FleetForge already emits fleetforge.budget.*, fleetforge.cost.*, and fleetforge.slo.* metrics per run/workspace. The FinOps scorecard feature productizes that telemetry:

  • Workspace dashboards: The console surfaces token/cost vs SLO attainment per workspace, per policy gate, and per adapter so budget owners see where overruns occur.
  • Export connectors: Built-in exports (Snowflake, BigQuery, Looker, CSV) stream the aggregated metrics nightly so Finance/Analytics teams can plug the numbers into existing reports.
  • Gate integration: ChangeOps gates can now require “budget delta < X%” or “SLO attainment ≥ tier target” before approving a merge, aligning engineering and FinOps workflows.

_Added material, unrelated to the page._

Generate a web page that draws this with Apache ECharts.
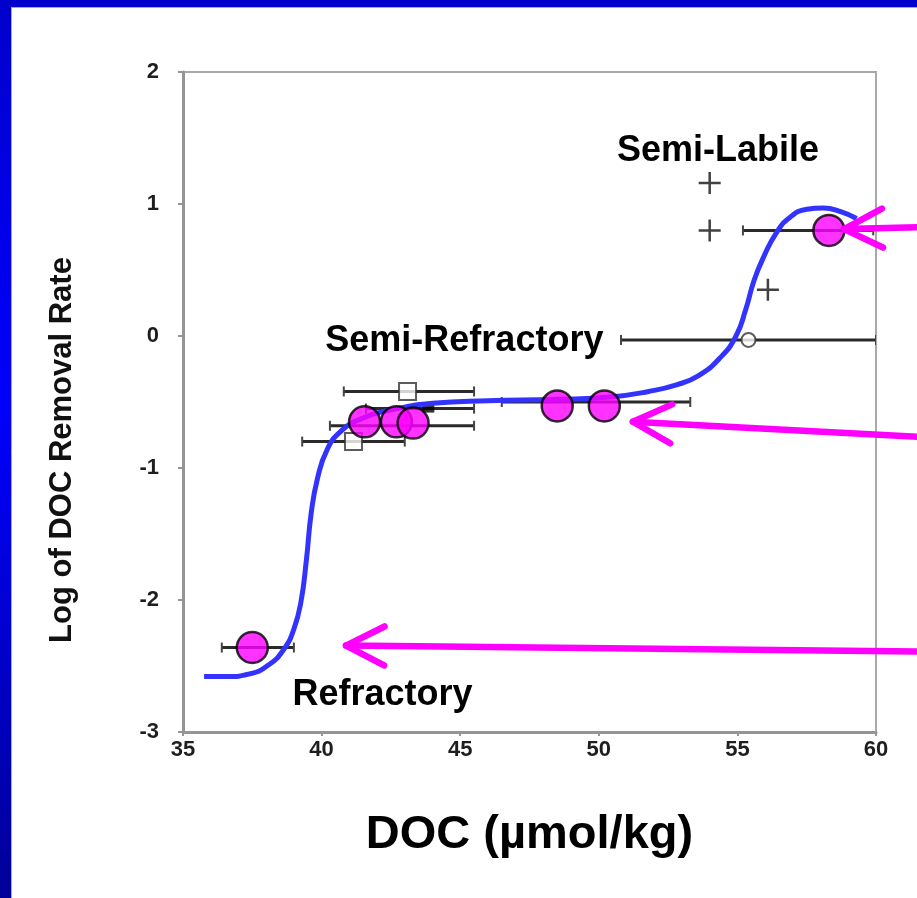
<!DOCTYPE html>
<html><head><meta charset="utf-8">
<script src="https://cdn.jsdelivr.net/npm/echarts@6/dist/echarts.min.js"></script>
<style>html,body{margin:0;padding:0;background:#fff}#c{width:917px;height:898px}</style>
</head><body><div id="c"></div>
<script>
// ---- data ----
const xTicks = [35, 40, 45, 50, 55, 60];
const yTicks = [-3, -2, -1, 0, 1, 2];
const highlightX = [37.5, 41.55, 42.7, 43.3, 48.5, 50.2, 58.3];
const highlightY = [-2.36, -0.65, -0.65, -0.66, -0.53, -0.53, 0.80];
const plusX = [54.0, 54.0, 56.1];
const plusY = [1.16, 0.80, 0.35];
const openCircleX = [55.4];
const openCircleY = [-0.03];
const openSquareX = [43.1, 41.15];
const openSquareY = [-0.42, -0.80];
const filledSquareX = [43.85];
const filledSquareY = [-0.55];
const errY    = [-2.36, -0.42, -0.55, -0.68, -0.80, -0.50, -0.03, 0.80];
const errLow  = [36.4, 40.8, 41.6, 40.3, 39.3, 46.5, 50.8, 55.2];
const errHigh = [39.0, 45.5, 45.5, 45.5, 43.0, 53.3, 60.0, 59.9];
const curveX = [35.76, 36.6, 37.4, 38.1, 38.65, 39.0, 39.25, 39.45, 39.62, 39.85, 40.2, 40.7, 41.4, 42.5, 44.0, 46.0, 48.5, 50.5, 51.8, 52.8, 53.6, 54.4, 54.95, 55.3, 55.6, 55.95, 56.4, 56.9, 57.5, 58.1, 58.75, 59.3];
const curveY = [-2.58, -2.58, -2.56, -2.49, -2.37, -2.22, -2.02, -1.7, -1.35, -1.08, -0.86, -0.72, -0.63, -0.56, -0.51, -0.49, -0.48, -0.46, -0.42, -0.37, -0.30, -0.16, 0.0, 0.2, 0.42, 0.6, 0.78, 0.9, 0.96, 0.97, 0.94, 0.89];
const zoneLabels = ['Semi-Labile', 'Semi-Refractory', 'Refractory'];
const zoneLabelX = [54.3, 45.15, 42.2];
const zoneLabelY = [1.40, -0.04, -2.72];
// arrows: tip and tail (data coordinates)
const arrowTipX = [58.85, 51.23, 40.88];
const arrowTipY = [0.81, -0.65, -2.345];
const arrowTailX = [61.6, 61.6, 61.6];
const arrowTailY = [0.825, -0.765, -2.39];

const FONT = '"Liberation Sans", Arial, Helvetica, sans-serif';
const zip = (a, b) => a.map((v, i) => [v, b[i]]);

const chart = echarts.init(document.getElementById('c'), null, {renderer: 'canvas'});

const plusPath = 'path://M-10,0L10,0M0,-10L0,10';

const option = {
  backgroundColor: '#ffffff',
  animation: false,
  grid: {left: 183, right: 41, top: 72, bottom: 166, show: true, borderColor: '#a8a8a8', borderWidth: 2, backgroundColor: 'transparent'},
  xAxis: {
    type: 'value', min: 35, max: 60, interval: 5,
    name: 'DOC (µmol/kg)', nameLocation: 'middle', nameGap: 80,
    nameTextStyle: {fontFamily: FONT, fontWeight: 'bold', fontSize: 47, color: '#000'},
    axisLine: {onZero: false, lineStyle: {color: '#959595', width: 3}},
    axisTick: {show: true, length: 4, lineStyle: {color: '#959595', width: 2}},
    splitLine: {show: false},
    axisLabel: {fontFamily: FONT, fontWeight: 'bold', fontSize: 22, color: '#1e1e1e', margin: 7,
      formatter: v => xTicks.includes(v) ? String(v) : ''}
  },
  yAxis: {
    type: 'value', min: -3, max: 2, interval: 1,
    axisLine: {onZero: false, lineStyle: {color: '#959595', width: 3}},
    axisTick: {show: true, length: 5, lineStyle: {color: '#959595', width: 2}},
    splitLine: {show: false},
    axisLabel: {fontFamily: FONT, fontWeight: 'bold', fontSize: 22, color: '#1e1e1e', margin: 24,
      formatter: v => yTicks.includes(v) ? String(v) : ''}
  },
  series: [
    {
      type: 'custom', name: 'errorbars', clip: true, z: 2,
      data: errY.map((y, i) => [errLow[i], errHigh[i], y]),
      renderItem: (params, api) => {
        const lo = api.coord([api.value(0), api.value(2)]);
        const hi = api.coord([api.value(1), api.value(2)]);
        const st = {stroke: '#2a2a2a', lineWidth: 3};
        return {type: 'group', children: [
          {type: 'line', shape: {x1: lo[0], y1: lo[1], x2: hi[0], y2: hi[1]}, style: st},
          {type: 'line', shape: {x1: lo[0], y1: lo[1] - 5, x2: lo[0], y2: lo[1] + 5}, style: {stroke: '#444', lineWidth: 2}},
          {type: 'line', shape: {x1: hi[0], y1: hi[1] - 5, x2: hi[0], y2: hi[1] + 5}, style: {stroke: '#444', lineWidth: 2}}
        ]};
      }
    },
    {type: 'scatter', name: 'plus', data: zip(plusX, plusY), symbol: plusPath, symbolSize: 22, z: 3,
      itemStyle: {color: 'none', borderColor: '#111', borderWidth: 2.5}},
    {type: 'scatter', name: 'open circle', data: zip(openCircleX, openCircleY), symbol: 'circle', symbolSize: 14, z: 3,
      itemStyle: {color: '#fff', borderColor: '#333', borderWidth: 2}},
    {type: 'scatter', name: 'open square', data: zip(openSquareX, openSquareY), symbol: 'rect', symbolSize: 17, z: 3,
      itemStyle: {color: '#fff', borderColor: '#333', borderWidth: 2}},
    {type: 'scatter', name: 'filled square', data: zip(filledSquareX, filledSquareY), symbol: 'rect', symbolSize: [12, 8], z: 3,
      itemStyle: {color: '#000'}},
    {type: 'line', name: 'fit', data: zip(curveX, curveY), showSymbol: false, smooth: 0.5, z: 4,
      lineStyle: {color: '#3333ff', width: 5}},
    {type: 'scatter', name: 'highlight', data: zip(highlightX, highlightY), symbol: 'circle', symbolSize: 31, z: 5,
      itemStyle: {color: '#ff00ff', borderColor: '#000', borderWidth: 2.5}}
  ]
};
chart.setOption(option);

function buildGraphics() {
  const g = [];
  // slide frame
  g.push({type: 'rect', shape: {x: 0, y: 0, width: 917, height: 7}, style: {fill: '#0000cc'}, z: 100});
  g.push({type: 'rect', shape: {x: 0, y: 0, width: 11, height: 898}, z: 100,
    style: {fill: new echarts.graphic.LinearGradient(0, 0, 0, 1, [
      {offset: 0, color: '#0000cc'}, {offset: 0.45, color: '#0000ff'}, {offset: 1, color: '#000099'}])}});
  g.push({type: 'line', shape: {x1: 11, y1: 7.5, x2: 917, y2: 7.5}, style: {stroke: '#a0a0ff', lineWidth: 1}, z: 100});
  g.push({type: 'line', shape: {x1: 11.5, y1: 7, x2: 11.5, y2: 898}, style: {stroke: '#a0a0ff', lineWidth: 1}, z: 100});
  // y axis title
  g.push({type: 'text', x: 62, y: 450, rotation: Math.PI / 2, z: 50,
    style: {text: 'Log of DOC Removal Rate', fontFamily: FONT, fontWeight: 'bold', fontSize: 31, fill: '#111', align: 'center', verticalAlign: 'middle'}});
  // zone labels
  zoneLabels.forEach((t, i) => {
    const p = chart.convertToPixel({gridIndex: 0}, [zoneLabelX[i], zoneLabelY[i]]);
    g.push({type: 'text', x: p[0], y: p[1], z: 50,
      style: {text: t, fontFamily: FONT, fontWeight: 'bold', fontSize: 36, fill: '#000', align: 'center', verticalAlign: 'middle'}});
  });
  // arrows
  arrowTipX.forEach((_, i) => {
    const tip = chart.convertToPixel({gridIndex: 0}, [arrowTipX[i], arrowTipY[i]]);
    const tail = chart.convertToPixel({gridIndex: 0}, [arrowTailX[i], arrowTailY[i]]);
    const ang = Math.atan2(tail[1] - tip[1], tail[0] - tip[0]);
    const L = 43, a = 0.47;
    const h1 = [tip[0] + L * Math.cos(ang - a), tip[1] + L * Math.sin(ang - a)];
    const h2 = [tip[0] + L * Math.cos(ang + a), tip[1] + L * Math.sin(ang + a)];
    const st = {stroke: '#ff00ff', lineWidth: 6.5, lineCap: 'round', lineJoin: 'round', fill: null};
    g.push({type: 'polyline', shape: {points: [tail, tip]}, style: st, z: 60});
    g.push({type: 'polyline', shape: {points: [h1, tip, h2]}, style: st, z: 60});
  });
  return g;
}
chart.setOption({graphic: buildGraphics()});
</script>
</body></html>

Configure via FLEETFORGE_SCORECARDS_EXPORT_SNOWFLAKE_URL (and equivalents for other sinks). Scorecard status lives in Status & Acceptance → Budget/SLO scorecards.

Delivery mode switch & playbooks

FleetForge exposes delivery guarantees explicitly so operators know which level of durability is configured:

  • Transactional outbox (default): Postgres writes + outbox forwarders provide at-least-once semantics per step. Use this mode when downstream sinks can tolerate duplicates or you need minimal latency.
  • Kafka transactions: Enable transactional.id on the forwarder and set consumers to isolation.level=read_committed to achieve end-to-end exactly-once between the runtime and Kafka consumers. This requires hardened connectors and slightly higher latency.
  • Delivery mode switch: The CLI (fleetforge-ctl delivery-mode) and console show the active mode and let operators request a change. Mode changes emit artifacts + telemetry so the history is auditable.
  • Operational playbooks: docs/how-to/delivery-playbooks.md (coming soon) describes how to switch modes safely, monitor backpressure, and recover from forwarder failures.

Documenting and instrumenting these flows keeps the scheduler’s guarantees transparent to SREs and auditors.